Paid Parental Leave Necessary For Equality
25 July 2001
Paid Parental Leave Necessary For Workplace Equality
The Human Rights Commission supports the implementation of paid parental leave as it improves equity for women in the workforce and benefits society as a whole.
“Initiatives to promote women’s equality in the labour market are an important part of building a fair and inclusive society,” said Chief Commissioner Rosslyn Noonan, at a Paid Parental Leave rally outside the Commission today.
“The role of parenting, for both women and men, should be acknowledged and valued in the workplace”.

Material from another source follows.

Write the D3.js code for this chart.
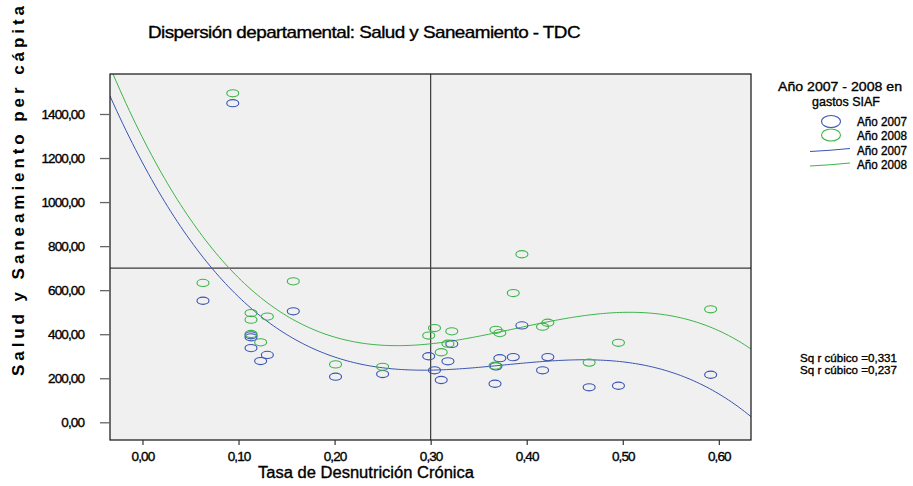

One of the Commission’s functions is to advise government on what international conventions should be adopted. Two significant international conventions clearly obligate state parties to implement paid parental leave schemes. These are:
- The Convention on the Elimination of All Forms of Discrimination against Women (CEDAW) which requires governments to introduce maternity leave with pay.
- The International Labour Organisation (ILO) Maternity Protection Convention, 2000 which calls for 14 weeks paid maternity leave at a level “which ensures that the woman can maintain herself and her child in proper conditions of health and with a suitable standard of living”.
“Along with the ILO Convention, the Commission recognises that difficulties can arise for some businesses, especially smaller ones, if they are called on to fund this scheme” said Noonan.
The ILO Convention says “an employer shall not be individually liable for the direct cost of any such monetary benefit to a woman employed by him or her without that employer’s specific agreement”.
“Businesses, and the economy generally, ultimately gain from paid parental leave schemes as they protect employers’ investments in their employees and improve employee motivation, loyalty and efficiency,” said Noonan.